By substitution into the van der Waals equation we find:

\[ \left( P_r + \dfrac{3}{\bar{V}_r^2} \right) \left( \bar{V}_r - \dfrac{1}{3} \right) = \dfrac{8}{3} T_r \label{vdw} \]

Which means the critical parameters for a gas can be expressed in terms of \(a\) and \(b\) parameters:

\[V_c=3b \nonumber \]

\[P_c=\dfrac{a}{27b^2} \nonumber \]

and:

\[T_c=\dfrac{8a}{27b R} \nonumber \]

The formation of the van de Waal's equation of state in terms of the critical parameters in Equation \(\ref{vdw}\) is a universal equation for all gases. Although the actual pressures and volumes may differ, two gases are said to be in corresponding states if their reduced pressure, volume, and temperature are the same. What it says is that the behavior of all gases (and liquids!!) is pretty much the same, except for a scaling factor that is related to the critical point of the substance. The compressibility value (\(Z\)) of 3/8 at the critical point for the van der Waals equation is actually not in such good agreement with measurement. This is why the more complicated Redlich-Kwong and Peng-Robertson expressions are better, although the idea is the same. Hence, all one needs to know to describe any fluid's behavior is its critical point. For example, argon behaves much the same at 300 K as ethane does at 600 K because these temperatures correspond to twice their respective critical temperatures (150.72 K and 305.4 K, respectively) so \(T_r=2.0\).

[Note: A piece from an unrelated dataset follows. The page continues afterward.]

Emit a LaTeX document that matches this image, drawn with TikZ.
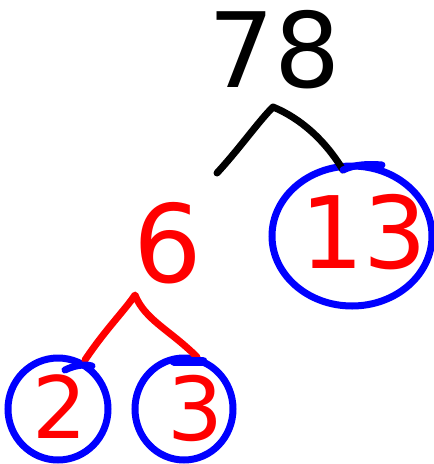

We can rewrite the universal expression for compressibility \(Z\) using reduced variables and plot measured values of \(Z\) versus the reduced pressure, \(P_r\) (see Figure 16.4.1 ). As you can see, very different gases/liquids like nitrogen and water can be made to coincide if their properties are plotted relative to there critical points rather than in absolute terms. The compressibility factor \(Z\) can also be cast into the form of corresponding states showing that \(Z\) also can be expressed as a universal function of \(V_r\) and \(T_r\) or any other two reduced quantities:

\[Z=\dfrac{\bar{V}_r}{\bar{V}_r–\dfrac{1}{3}} – \dfrac{9}{8\bar{V}_r T_r} \nonumber \]

Van der Waals did not stop here. He went on to describe the root cause of condensation of gases into liquids at lower temperatures: the attractive interactions between the molecules.